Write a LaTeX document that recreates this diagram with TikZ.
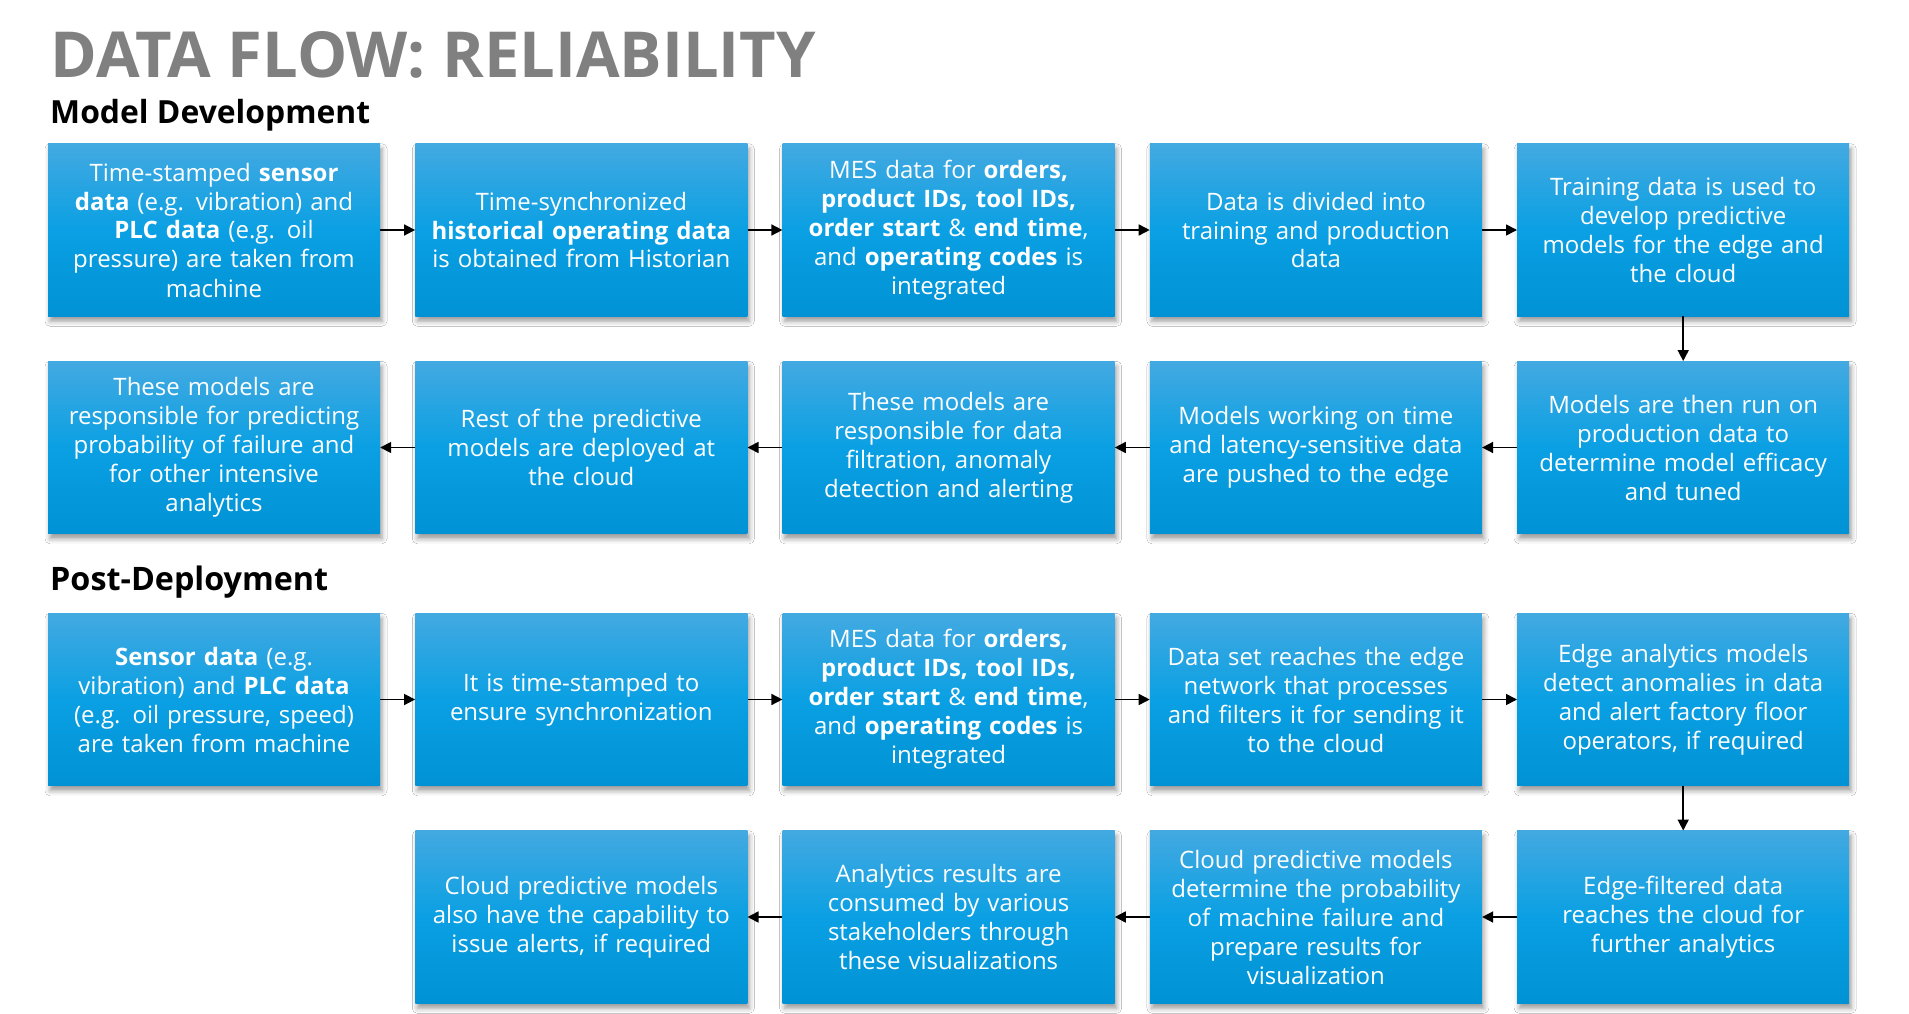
\documentclass[tikz,border=0pt]{standalone}
\usepackage{fontspec}
\setmainfont{Open Sans}
\usetikzlibrary{arrows.meta,shadows.blur}
\definecolor{boxtop}{HTML}{43A9E1}
\definecolor{boxmid}{HTML}{0AA0E3}
\definecolor{boxbot}{HTML}{0092D5}
\definecolor{titlegray}{HTML}{808080}
\tikzset{
  flowbox/.style={rectangle, minimum width=332pt, minimum height=172.5pt, inner sep=0pt,
    text width=326pt, align=center, text=white,
    top color=boxtop, bottom color=boxbot, middle color=boxmid,
    blur shadow={shadow xshift=2pt, shadow yshift=-5pt, shadow blur radius=5pt, shadow opacity=40},
    font=\fontsize{24}{29}\selectfont},
  flowarrow/.style={line width=1.6pt, -{Triangle[length=11pt,width=11pt]}},
  heading/.style={anchor=base west, inner sep=0pt, text=black}
}
\begin{document}
\begin{tikzpicture}[x=1pt,y=-1pt]
\useasboundingbox (0,0) rectangle (1909,1014);
\fill[white] (0,0) rectangle (1909,1014);
% titles
\node[heading, text=titlegray] (title) at (50.5,78) {\resizebox{765pt}{46pt}{\bfseries DATA FLOW: RELIABILITY}};
\node[heading] (mdhead) at (50,124) {\resizebox{320pt}{!}{\fontsize{30}{36}\selectfont\bfseries Model Development}};
\node[heading] (pdhead) at (50,590) {\resizebox{278pt}{!}{\fontsize{30}{36}\selectfont\bfseries Post-Deployment}};
% row 1
\node[flowbox] (a1) at (214,230) {Time-stamped \textbf{sensor}\\ \textbf{data} (e.g. vibration) and\\ \textbf{PLC data} (e.g. oil\\ pressure) are taken from\\ machine};
\node[flowbox] (a2) at (581.3,230) {Time-synchronized\\ \textbf{historical operating data}\\ is obtained from Historian};
\node[flowbox] (a3) at (948.6,230) {MES data for \textbf{orders,}\\ \textbf{product IDs, tool IDs,}\\ \textbf{order start} \& \textbf{end time},\\ and \textbf{operating codes} is\\ integrated};
\node[flowbox] (a4) at (1315.9,230) {Data is divided into\\ training and production\\ data};
\node[flowbox] (a5) at (1683.2,230) {Training data is used to\\ develop predictive\\ models for the edge and\\ the cloud};
% row 2
\node[flowbox] (b5) at (1683.2,447.5) {Models are then run on\\ production data to\\ determine model efficacy\\ and tuned};
\node[flowbox] (b4) at (1315.9,447.5) {Models working on time\\ and latency-sensitive data\\ are pushed to the edge};
\node[flowbox] (b3) at (948.6,447.5) {These models are\\ responsible for data\\ filtration, anomaly\\ detection and alerting};
\node[flowbox] (b2) at (581.3,447.5) {Rest of the predictive\\ models are deployed at\\ the cloud};
\node[flowbox] (b1) at (214,447.5) {These models are\\ responsible for predicting\\ probability of failure and\\ for other intensive\\ analytics};
% row 3
\node[flowbox] (c1) at (214,699.5) {\textbf{Sensor data} (e.g.\\ vibration) and \textbf{PLC data}\\ (e.g. oil pressure, speed)\\ are taken from machine};
\node[flowbox] (c2) at (581.3,699.5) {It is time-stamped to\\ ensure synchronization};
\node[flowbox] (c3) at (948.6,699.5) {MES data for \textbf{orders,}\\ \textbf{product IDs, tool IDs,}\\ \textbf{order start} \& \textbf{end time},\\ and \textbf{operating codes} is\\ integrated};
\node[flowbox] (c4) at (1315.9,699.5) {Data set reaches the edge\\ network that processes\\ and filters it for sending it\\ to the cloud};
\node[flowbox] (c5) at (1683.2,699.5) {Edge analytics models\\ detect anomalies in data\\ and alert factory floor\\ operators, if required};
% row 4
\node[flowbox] (d5) at (1683.2,917) {Edge-filtered data\\ reaches the cloud for\\ further analytics};
\node[flowbox] (d4) at (1315.9,917) {Cloud predictive models\\ determine the probability\\ of machine failure and\\ prepare results for\\ visualization};
\node[flowbox] (d3) at (948.6,917) {Analytics results are\\ consumed by various\\ stakeholders through\\ these visualizations};
\node[flowbox] (d2) at (581.3,917) {Cloud predictive models\\ also have the capability to\\ issue alerts, if required};
% arrows
\draw[flowarrow] (a1) -- (a2);
\draw[flowarrow] (a2) -- (a3);
\draw[flowarrow] (a3) -- (a4);
\draw[flowarrow] (a4) -- (a5);
\draw[flowarrow] (a5) -- (b5);
\draw[flowarrow] (b5) -- (b4);
\draw[flowarrow] (b4) -- (b3);
\draw[flowarrow] (b3) -- (b2);
\draw[flowarrow] (b2) -- (b1);
\draw[flowarrow] (c1) -- (c2);
\draw[flowarrow] (c2) -- (c3);
\draw[flowarrow] (c3) -- (c4);
\draw[flowarrow] (c4) -- (c5);
\draw[flowarrow] (c5) -- (d5);
\draw[flowarrow] (d5) -- (d4);
\draw[flowarrow] (d4) -- (d3);
\draw[flowarrow] (d3) -- (d2);
\end{tikzpicture}
\end{document}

Directions:
Quote the listing above in full, except for the pictures.

Answer to the problem:
Write a LaTeX document that recreates this diagram with TikZ.
\documentclass[tikz,border=0pt]{standalone}
\usepackage{fontspec}
\setmainfont{Open Sans}
\usetikzlibrary{arrows.meta,shadows.blur}
\definecolor{boxtop}{HTML}{43A9E1}
\definecolor{boxmid}{HTML}{0AA0E3}
\definecolor{boxbot}{HTML}{0092D5}
\definecolor{titlegray}{HTML}{808080}
\tikzset{
  flowbox/.style={rectangle, minimum width=332pt, minimum height=172.5pt, inner sep=0pt,
    text width=326pt, align=center, text=white,
    top color=boxtop, bottom color=boxbot, middle color=boxmid,
    blur shadow={shadow xshift=2pt, shadow yshift=-5pt, shadow blur radius=5pt, shadow opacity=40},
    font=\fontsize{24}{29}\selectfont},
  flowarrow/.style={line width=1.6pt, -{Triangle[length=11pt,width=11pt]}},
  heading/.style={anchor=base west, inner sep=0pt, text=black}
}
\begin{document}
\begin{tikzpicture}[x=1pt,y=-1pt]
\useasboundingbox (0,0) rectangle (1909,1014);
\fill[white] (0,0) rectangle (1909,1014);
% titles
\node[heading, text=titlegray] (title) at (50.5,78) {\resizebox{765pt}{46pt}{\bfseries DATA FLOW: RELIABILITY}};
\node[heading] (mdhead) at (50,124) {\resizebox{320pt}{!}{\fontsize{30}{36}\selectfont\bfseries Model Development}};
\node[heading] (pdhead) at (50,590) {\resizebox{278pt}{!}{\fontsize{30}{36}\selectfont\bfseries Post-Deployment}};
% row 1
\node[flowbox] (a1) at (214,230) {Time-stamped \textbf{sensor}\\ \textbf{data} (e.g. vibration) and\\ \textbf{PLC data} (e.g. oil\\ pressure) are taken from\\ machine};
\node[flowbox] (a2) at (581.3,230) {Time-synchronized\\ \textbf{historical operating data}\\ is obtained from Historian};
\node[flowbox] (a3) at (948.6,230) {MES data for \textbf{orders,}\\ \textbf{product IDs, tool IDs,}\\ \textbf{order start} \& \textbf{end time},\\ and \textbf{operating codes} is\\ integrated};
\node[flowbox] (a4) at (1315.9,230) {Data is divided into\\ training and production\\ data};
\node[flowbox] (a5) at (1683.2,230) {Training data is used to\\ develop predictive\\ models for the edge and\\ the cloud};
% row 2
\node[flowbox] (b5) at (1683.2,447.5) {Models are then run on\\ production data to\\ determine model efficacy\\ and tuned};
\node[flowbox] (b4) at (1315.9,447.5) {Models working on time\\ and latency-sensitive data\\ are pushed to the edge};
\node[flowbox] (b3) at (948.6,447.5) {These models are\\ responsible for data\\ filtration, anomaly\\ detection and alerting};
\node[flowbox] (b2) at (581.3,447.5) {Rest of the predictive\\ models are deployed at\\ the cloud};
\node[flowbox] (b1) at (214,447.5) {These models are\\ responsible for predicting\\ probability of failure and\\ for other intensive\\ analytics};
% row 3
\node[flowbox] (c1) at (214,699.5) {\textbf{Sensor data} (e.g.\\ vibration) and \textbf{PLC data}\\ (e.g. oil pressure, speed)\\ are taken from machine};
\node[flowbox] (c2) at (581.3,699.5) {It is time-stamped to\\ ensure synchronization};
\node[flowbox] (c3) at (948.6,699.5) {MES data for \textbf{orders,}\\ \textbf{product IDs, tool IDs,}\\ \textbf{order start} \& \textbf{end time},\\ and \textbf{operating codes} is\\ integrated};
\node[flowbox] (c4) at (1315.9,699.5) {Data set reaches the edge\\ network that processes\\ and filters it for sending it\\ to the cloud};
\node[flowbox] (c5) at (1683.2,699.5) {Edge analytics models\\ detect anomalies in data\\ and alert factory floor\\ operators, if required};
% row 4
\node[flowbox] (d5) at (1683.2,917) {Edge-filtered data\\ reaches the cloud for\\ further analytics};
\node[flowbox] (d4) at (1315.9,917) {Cloud predictive models\\ determine the probability\\ of machine failure and\\ prepare results for\\ visualization};
\node[flowbox] (d3) at (948.6,917) {Analytics results are\\ consumed by various\\ stakeholders through\\ these visualizations};
\node[flowbox] (d2) at (581.3,917) {Cloud predictive models\\ also have the capability to\\ issue alerts, if required};
% arrows
\draw[flowarrow] (a1) -- (a2);
\draw[flowarrow] (a2) -- (a3);
\draw[flowarrow] (a3) -- (a4);
\draw[flowarrow] (a4) -- (a5);
\draw[flowarrow] (a5) -- (b5);
\draw[flowarrow] (b5) -- (b4);
\draw[flowarrow] (b4) -- (b3);
\draw[flowarrow] (b3) -- (b2);
\draw[flowarrow] (b2) -- (b1);
\draw[flowarrow] (c1) -- (c2);
\draw[flowarrow] (c2) -- (c3);
\draw[flowarrow] (c3) -- (c4);
\draw[flowarrow] (c4) -- (c5);
\draw[flowarrow] (c5) -- (d5);
\draw[flowarrow] (d5) -- (d4);
\draw[flowarrow] (d4) -- (d3);
\draw[flowarrow] (d3) -- (d2);
\end{tikzpicture}
\end{document}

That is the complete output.